Which is the correct way to hyphenate the following message: the hotel in question is, among all the hotels in Dehli with the same 4-star rating, second best.

This is the second-highest-rated 4-star hotel in Dehli.


This is the second-highest rated 4-star hotel in Dehli.

or something else?

  • 1
    Of the four-star hotels in Delhi, this one has the second-highest average guest rating. Commented Jan 24, 2019 at 21:09
  • Similar: Hyphenation of “second most northerly”
    – herisson
    Commented Jan 25, 2019 at 12:43
  • 1
    'The hotel in question is rated as the second best 4-star hotel in Delhi'
    – Littletee
    Commented Jan 25, 2019 at 13:50
  • This doesn't sound too bad in speech, where you compartmentalise [secondhighestrated] and [4star]. The way to do this if transcribing is to use hyphens as in your first example. But if you're not transcribing speech verbatim, go with Jason's or Littletee's rewrite.
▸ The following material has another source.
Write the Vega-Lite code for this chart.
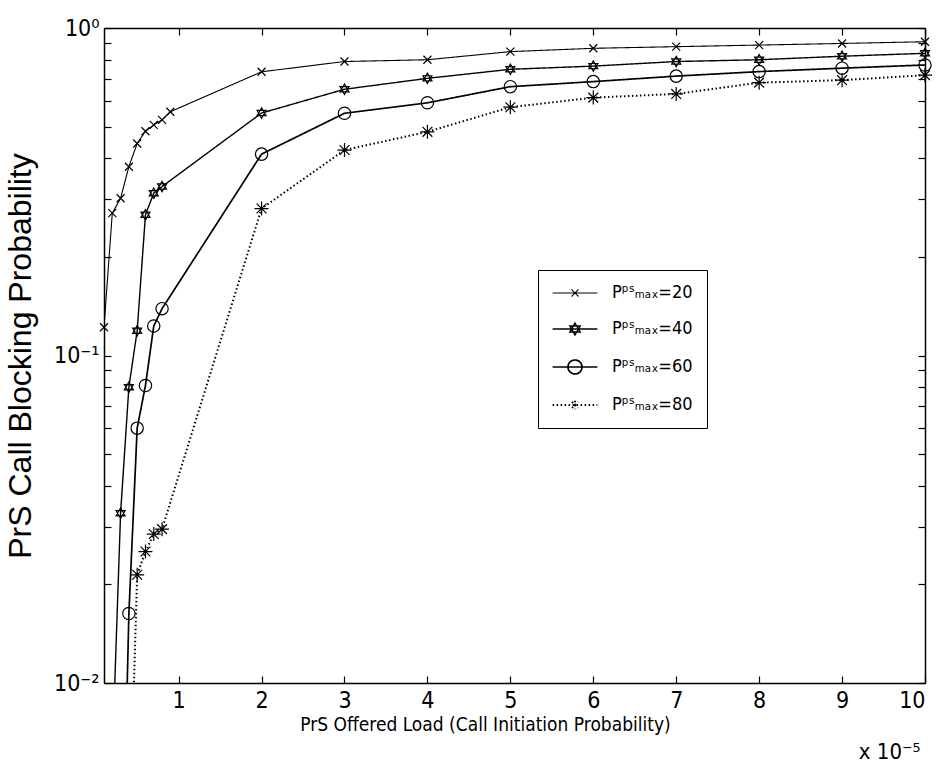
{
  "$schema": "https://vega.github.io/schema/vega-lite/v6.json",
  "width": 821,
  "height": 655,
  "autosize": {"type": "none"},
  "padding": {"left": 104, "top": 28, "right": 13, "bottom": 81},
  "background": "white",
  "config": {
    "view": {"stroke": null},
    "axis": {
      "domainColor": "black", "domainWidth": 1.5, "tickColor": "black", "tickWidth": 1.2,
      "labelColor": "black", "titleColor": "black", "grid": false,
      "labelFont": "DejaVu Sans Condensed, sans-serif", "labelFontSize": 23,
      "titleFontWeight": "normal"
    },
    "legend": {
      "orient": "none", "legendX": 434, "legendY": 242, "title": null,
      "labelFont": "DejaVu Sans Condensed, sans-serif", "labelFontSize": 18, "labelColor": "black",
      "symbolSize": 196, "symbolStrokeColor": "black", "symbolFillColor": "transparent",
      "strokeColor": "black", "fillColor": "white", "padding": 14,
      "rowPadding": 18, "labelOffset": 28, "symbolOffset": 14
    }
  },
  "title": {"text": "x 10⁻⁵", "orient": "bottom", "anchor": "end", "font": "DejaVu Sans Condensed, sans-serif", "fontSize": 22, "fontWeight": "normal", "color": "black", "offset": 8, "dx": -14},
  "data": {"values": [
    {"s": "20", "lab": "Pᵖˢₘₐₓ=20", "x": 0.1, "p": 0.122}, {"s": "20", "lab": "Pᵖˢₘₐₓ=20", "x": 0.2, "p": 0.272}, {"s": "20", "lab": "Pᵖˢₘₐₓ=20", "x": 0.3, "p": 0.302},
    {"s": "20", "lab": "Pᵖˢₘₐₓ=20", "x": 0.4, "p": 0.377}, {"s": "20", "lab": "Pᵖˢₘₐₓ=20", "x": 0.5, "p": 0.444}, {"s": "20", "lab": "Pᵖˢₘₐₓ=20", "x": 0.6, "p": 0.484},
    {"s": "20", "lab": "Pᵖˢₘₐₓ=20", "x": 0.7, "p": 0.506}, {"s": "20", "lab": "Pᵖˢₘₐₓ=20", "x": 0.8, "p": 0.524}, {"s": "20", "lab": "Pᵖˢₘₐₓ=20", "x": 0.9, "p": 0.555},
    {"s": "20", "lab": "Pᵖˢₘₐₓ=20", "x": 2, "p": 0.735}, {"s": "20", "lab": "Pᵖˢₘₐₓ=20", "x": 3, "p": 0.79}, {"s": "20", "lab": "Pᵖˢₘₐₓ=20", "x": 4, "p": 0.8},
    {"s": "20", "lab": "Pᵖˢₘₐₓ=20", "x": 5, "p": 0.847}, {"s": "20", "lab": "Pᵖˢₘₐₓ=20", "x": 6, "p": 0.867}, {"s": "20", "lab": "Pᵖˢₘₐₓ=20", "x": 7, "p": 0.877},
    {"s": "20", "lab": "Pᵖˢₘₐₓ=20", "x": 8, "p": 0.887}, {"s": "20", "lab": "Pᵖˢₘₐₓ=20", "x": 9, "p": 0.897}, {"s": "20", "lab": "Pᵖˢₘₐₓ=20", "x": 10, "p": 0.908},
    {"s": "40", "lab": "Pᵖˢₘₐₓ=40", "x": 0.2, "p": 0.006}, {"s": "40", "lab": "Pᵖˢₘₐₓ=40", "x": 0.3, "p": 0.033}, {"s": "40", "lab": "Pᵖˢₘₐₓ=40", "x": 0.4, "p": 0.08},
    {"s": "40", "lab": "Pᵖˢₘₐₓ=40", "x": 0.5, "p": 0.119}, {"s": "40", "lab": "Pᵖˢₘₐₓ=40", "x": 0.6, "p": 0.269}, {"s": "40", "lab": "Pᵖˢₘₐₓ=40", "x": 0.7, "p": 0.313},
    {"s": "40", "lab": "Pᵖˢₘₐₓ=40", "x": 0.8, "p": 0.328}, {"s": "40", "lab": "Pᵖˢₘₐₓ=40", "x": 2, "p": 0.55}, {"s": "40", "lab": "Pᵖˢₘₐₓ=40", "x": 3, "p": 0.65},
    {"s": "40", "lab": "Pᵖˢₘₐₓ=40", "x": 4, "p": 0.702}, {"s": "40", "lab": "Pᵖˢₘₐₓ=40", "x": 5, "p": 0.748}, {"s": "40", "lab": "Pᵖˢₘₐₓ=40", "x": 6, "p": 0.765},
    {"s": "40", "lab": "Pᵖˢₘₐₓ=40", "x": 7, "p": 0.79}, {"s": "40", "lab": "Pᵖˢₘₐₓ=40", "x": 8, "p": 0.8}, {"s": "40", "lab": "Pᵖˢₘₐₓ=40", "x": 9, "p": 0.82},
    {"s": "40", "lab": "Pᵖˢₘₐₓ=40", "x": 10, "p": 0.837},
    {"s": "60", "lab": "Pᵖˢₘₐₓ=60", "x": 0.3, "p": 0.0014}, {"s": "60", "lab": "Pᵖˢₘₐₓ=60", "x": 0.4, "p": 0.0163}, {"s": "60", "lab": "Pᵖˢₘₐₓ=60", "x": 0.5, "p": 0.06},
    {"s": "60", "lab": "Pᵖˢₘₐₓ=60", "x": 0.6, "p": 0.081}, {"s": "60", "lab": "Pᵖˢₘₐₓ=60", "x": 0.7, "p": 0.123}, {"s": "60", "lab": "Pᵖˢₘₐₓ=60", "x": 0.8, "p": 0.139},
    {"s": "60", "lab": "Pᵖˢₘₐₓ=60", "x": 2, "p": 0.412}, {"s": "60", "lab": "Pᵖˢₘₐₓ=60", "x": 3, "p": 0.549}, {"s": "60", "lab": "Pᵖˢₘₐₓ=60", "x": 4, "p": 0.591},
    {"s": "60", "lab": "Pᵖˢₘₐₓ=60", "x": 5, "p": 0.662}, {"s": "60", "lab": "Pᵖˢₘₐₓ=60", "x": 6, "p": 0.686}, {"s": "60", "lab": "Pᵖˢₘₐₓ=60", "x": 7, "p": 0.713},
    {"s": "60", "lab": "Pᵖˢₘₐₓ=60", "x": 8, "p": 0.736}, {"s": "60", "lab": "Pᵖˢₘₐₓ=60", "x": 9, "p": 0.754}, {"s": "60", "lab": "Pᵖˢₘₐₓ=60", "x": 10, "p": 0.771},
    {"s": "80", "lab": "Pᵖˢₘₐₓ=80", "x": 0.4, "p": 0.003}, {"s": "80", "lab": "Pᵖˢₘₐₓ=80", "x": 0.5, "p": 0.0214}, {"s": "80", "lab": "Pᵖˢₘₐₓ=80", "x": 0.6, "p": 0.0252},
    {"s": "80", "lab": "Pᵖˢₘₐₓ=80", "x": 0.7, "p": 0.0285}, {"s": "80", "lab": "Pᵖˢₘₐₓ=80", "x": 0.8, "p": 0.0295}, {"s": "80", "lab": "Pᵖˢₘₐₓ=80", "x": 2, "p": 0.281},
    {"s": "80", "lab": "Pᵖˢₘₐₓ=80", "x": 3, "p": 0.424}, {"s": "80", "lab": "Pᵖˢₘₐₓ=80", "x": 4, "p": 0.482}, {"s": "80", "lab": "Pᵖˢₘₐₓ=80", "x": 5, "p": 0.573},
    {"s": "80", "lab": "Pᵖˢₘₐₓ=80", "x": 6, "p": 0.613}, {"s": "80", "lab": "Pᵖˢₘₐₓ=80", "x": 7, "p": 0.629}, {"s": "80", "lab": "Pᵖˢₘₐₓ=80", "x": 8, "p": 0.681},
    {"s": "80", "lab": "Pᵖˢₘₐₓ=80", "x": 9, "p": 0.693}, {"s": "80", "lab": "Pᵖˢₘₐₓ=80", "x": 10, "p": 0.718}
  ]},
  "layer": [
    {
      "mark": {"type": "line", "clip": true, "color": "black"},
      "encoding": {
        "x": {"field": "x", "type": "quantitative",
          "scale": {"domain": [0.1, 10], "nice": false, "zero": false},
          "axis": {"orient": "bottom", "values": [1, 2, 3, 4, 5, 6, 7, 8, 9, 10], "tickSize": -7, "labelPadding": 13,
            "title": "PrS Offered Load (Call Initiation Probability)",
            "titleFont": "DejaVu Sans Condensed, sans-serif", "titleFontSize": 19, "titlePadding": 3, "titleX": 381}},
        "y": {"field": "p", "type": "quantitative",
          "scale": {"type": "log", "domain": [0.01, 1], "nice": false},
          "axis": {"orient": "left",
            "values": [0.01, 0.02, 0.03, 0.04, 0.05, 0.06, 0.07, 0.08, 0.09, 0.1, 0.2, 0.3, 0.4, 0.5, 0.6, 0.7, 0.8, 0.9, 1],
            "labelExpr": "datum.value == 1 ? '10⁰' : datum.value == 0.1 ? '10⁻¹' : datum.value == 0.01 ? '10⁻²' : ''",
            "labelOverlap": false, "tickSize": -7, "labelPadding": 12,
            "title": "PrS Call Blocking Probability", "titleFont": "Liberation Sans, sans-serif", "titleFontSize": 32, "titlePadding": 16}},
        "detail": {"field": "s"},
        "strokeDash": {"field": "s", "type": "nominal",
          "scale": {"domain": ["20", "40", "60", "80"], "range": [[1, 0], [1, 0], [1, 0], [1.5, 2.5]]}, "legend": null},
        "strokeWidth": {"field": "s", "type": "ordinal",
          "scale": {"domain": ["20", "40", "60", "80"], "range": [1.1, 2, 1.2, 1]}, "legend": null}
      }
    },
    {
      "transform": [{"filter": "datum.p >= 0.01"}],
      "mark": {"type": "point", "filled": false, "clip": false, "color": "black", "opacity": 1, "strokeWidth": 1.2},
      "encoding": {
        "x": {"field": "x", "type": "quantitative",
          "axis": {"orient": "top", "values": [1, 2, 3, 4, 5, 6, 7, 8, 9, 10], "labels": false, "tickSize": -7, "title": null}},
        "y": {"field": "p", "type": "quantitative",
          "axis": {"orient": "right",
            "values": [0.01, 0.02, 0.03, 0.04, 0.05, 0.06, 0.07, 0.08, 0.09, 0.1, 0.2, 0.3, 0.4, 0.5, 0.6, 0.7, 0.8, 0.9, 1],
            "labels": false, "tickSize": -7, "title": null}},
        "shape": {"field": "s", "type": "nominal",
          "scale": {"domain": ["20", "40", "60", "80"],
            "range": [
              "M-1,-1L1,1M-1,1L1,-1",
              "M0,-1L0.866,0.5L-0.866,0.5ZM0,1L0.866,-0.5L-0.866,-0.5Z",
              "M1,0A1,1,0,1,1,-1,0A1,1,0,1,1,1,0Z",
              "M0,-1V1M-1,0H1M-0.7,-0.7L0.7,0.7M-0.7,0.7L0.7,-0.7"
            ]},
          "legend": null},
        "size": {"field": "s", "type": "ordinal",
          "scale": {"domain": ["20", "40", "60", "80"], "range": [64, 196, 256, 110]}, "legend": null}
      }
    },
    {
      "transform": [{"filter": "datum.x < 0"}],
      "mark": {"type": "point", "filled": false, "clip": true, "color": "black", "opacity": 1},
      "encoding": {
        "x": {"field": "x", "type": "quantitative", "axis": null},
        "y": {"field": "p", "type": "quantitative", "axis": null},
        "shape": {"field": "lab", "type": "nominal",
          "scale": {"domain": ["Pᵖˢₘₐₓ=20", "Pᵖˢₘₐₓ=40", "Pᵖˢₘₐₓ=60", "Pᵖˢₘₐₓ=80"],
            "range": [
              "M-3.2,0H3.2M-0.5,-0.5L0.5,0.5M-0.5,0.5L0.5,-0.5",
              "M-3.2,0H3.2M0,-0.85L0.74,0.43L-0.74,0.43ZM0,0.85L0.74,-0.43L-0.74,-0.43Z",
              "M-3.2,0H3.2M1,0A1,1,0,1,1,-1,0A1,1,0,1,1,1,0Z",
              "M-3.2,0H3.2M0,-0.6V0.6M-0.42,-0.42L0.42,0.42M-0.42,0.42L0.42,-0.42"
            ]},
          "legend": {}},
        "strokeDash": {"field": "lab", "type": "nominal",
          "scale": {"domain": ["Pᵖˢₘₐₓ=20", "Pᵖˢₘₐₓ=40", "Pᵖˢₘₐₓ=60", "Pᵖˢₘₐₓ=80"], "range": [[1, 0], [1, 0], [1, 0], [1.5, 2.5]]},
          "legend": {}},
        "strokeWidth": {"field": "lab", "type": "ordinal",
          "scale": {"domain": ["Pᵖˢₘₐₓ=20", "Pᵖˢₘₐₓ=40", "Pᵖˢₘₐₓ=60", "Pᵖˢₘₐₓ=80"], "range": [1.1, 2, 1.2, 1]},
          "legend": {}}
      }
    }
  ],
  "resolve": {
    "axis": {"x": "independent", "y": "independent"},
    "scale": {"shape": "independent", "strokeDash": "independent", "strokeWidth": "independent", "size": "independent"}
  }
}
There's a useful quasi-rule somewhere about avoiding unwieldy stacked modifiers. Commented Oct 22, 2019 at 15:12

1 Answer 1


Your first attempt is correct. The second is wrong. Let me begin with the second sentence. To me, "This is the second-highest rated 4-star hotel in Dehli" says something about how tall the building is. That is, among all 4-star hotels that have been given a formal rating, this hotel is the second-highest. In contrast, your first sentence correctly explains that it is the rating that is the second highest.

Having considered correctness, I think that it is then worth considering how best to say what you want to say, and in that case, the construction suggested by @Jason is easy to understand and unambiguous.